Впрочем, даже некоторые из моих друзей не отважились аплодировать мне. Фарс! Я написал фарс! Да, точно, фарс, — а почему бы нет? Нисколько не считаю, что это меня скомпрометировало, клянусь вам. Подмостки театра более широки и эпичны, чем наши жалкие сцены, на которых истина гибнет от удушья. Подмостки под открытым небом, на которых разыгрывают откровенный фарс, — яростно размалеванный фарс, обращающий в маску смеха уродливую гримасу человечества; он позволяет себе все, зубоскалит над самой смертью! Вот о чем я мечтал. Я хотел бы увидеть мой фарс на городской площади, в холщовом балагане, с большим барабаном и грубою у входа. Я представлял себе, что его разыгрывают бродячие комедианты, кувыркаясь в гуще толпы, которая хохочет, держась за животики! Тогда меня, быть может, поняли бы, не стали бы оскорблять, сравнивая мою пьесу с водевилем. Разве фарс не безмерно силен? В нем — безграничная свобода сатиры. Под маской смеха видны человеческие слезы. Вот почему фарс всегда привлекал людей, обладающих могучими плечами: Аристофана, Шекспира, Рабле, Мольера. Вот кто они, эти сочинители фарсов!
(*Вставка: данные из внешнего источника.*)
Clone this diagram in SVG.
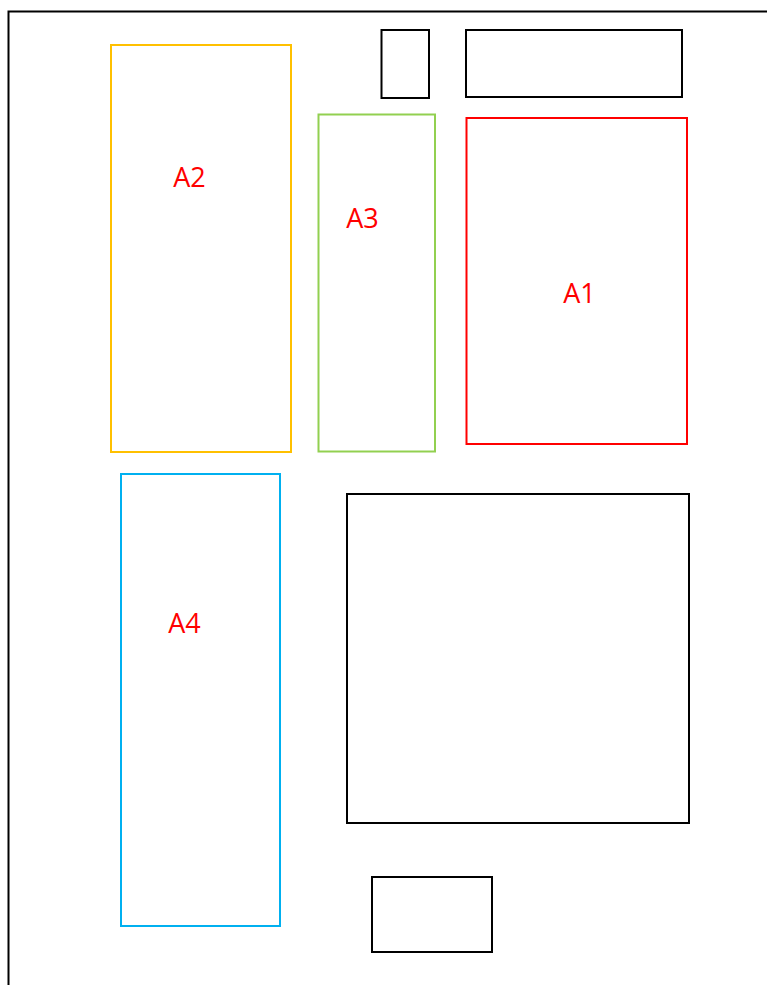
<svg xmlns="http://www.w3.org/2000/svg" width="767" height="985" viewBox="0 0 767 985">
<style>
rect{fill:none;stroke-width:2}
.k{stroke:#000}
.lbl{font-family:"Open Sans","Liberation Sans",sans-serif;font-size:27px;fill:#ff0000;text-anchor:middle}
</style>
<rect x="0" y="0" width="767" height="985" fill="#fff" stroke="none" style="fill:#fff"/>
<path d="M8.5 985 V11.5 H767" fill="none" stroke="#000" stroke-width="2"/>
<g id="A2"><rect x="111" y="45" width="180" height="407" stroke="#FFC000"/><text class="lbl" x="189.5" y="187">A2</text></g>
<g id="A3"><rect x="318.5" y="114.5" width="116.5" height="337" stroke="#92D050"/><text class="lbl" x="362.5" y="228">A3</text></g>
<g id="A1"><rect x="466.5" y="118" width="220.5" height="326" stroke="#FF0000"/><text class="lbl" x="579.5" y="303">A1</text></g>
<g id="A4"><rect x="121" y="474" width="159" height="452" stroke="#00B0F0"/><text class="lbl" x="184.5" y="633">A4</text></g>
<g id="box-small-top"><rect class="k" x="381.5" y="30" width="47.5" height="68"/></g>
<g id="box-wide-top"><rect class="k" x="466" y="30" width="216" height="67"/></g>
<g id="box-large"><rect class="k" x="347" y="494" width="342" height="329"/></g>
<g id="box-bottom"><rect class="k" x="372" y="877" width="120" height="75"/></g>
<g id="connectors"/>
</svg>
Я знаю, что в наше время этих гениев освистали бы, если бы как-нибудь вечером они выступили на одной из парижских сцен. Если бы Мольер завтра поставил «Мнимого больного» или «Жоржа Дандена», его ошикала бы вся критика; ему вменили бы в вину, что в первом из этих шедевров он не показал ничего, кроме микстур, а во втором — изобразил одних лишь мерзавцев и мерзавок. Даже совсем недавно, при возобновлении «Жоржа Дандена», изысканная публика Французской Комедии едва не возмутилась. Понадобилось все уважение к традиции, чтобы не замолк этот великолепный бесстрашный смех. В провинции играть Мольера нельзя. Мне ведомы адвокаты и чиновники из маленьких городков, которые, приехав летом, во время каникул, в отпуск в Париж, внимательно изучают афиши с недельным репертуаром Французской Комедии, прежде чем повести туда своих супруг: лишь бы только эти дамы не встретились там с автором «Тартюфа»! Мольер остается под подозрением. А больше всего меня бесит лицемерное преклонение перед гениями сцены! «О, эти гении! Что может быть лучше этих гениев! Подражайте гениям!» Во попробуйте только последовать этому совету, сделайте попытку, и вы увидите, как с вами расправятся! Истина состоит в том, что гении внушают страх. Молодой человек приехал в Париж; он мечтает о славе драматурга; он стучится в дверь одного из самых добросовестных наших театральных критиков и говорит ему: «Я полон самых лучших намерений, укажите мне, чьи произведения я должен изучать? Завтра же приступаю к работе». Вы, быть может, подумаете, что критик ответил ему: «Изучайте творения Мольера»? Как бы не так! «Изучайте Скриба», — скажет он, убежденный в том, что его совет превосходен и практичен. Вот до чего мы дошли!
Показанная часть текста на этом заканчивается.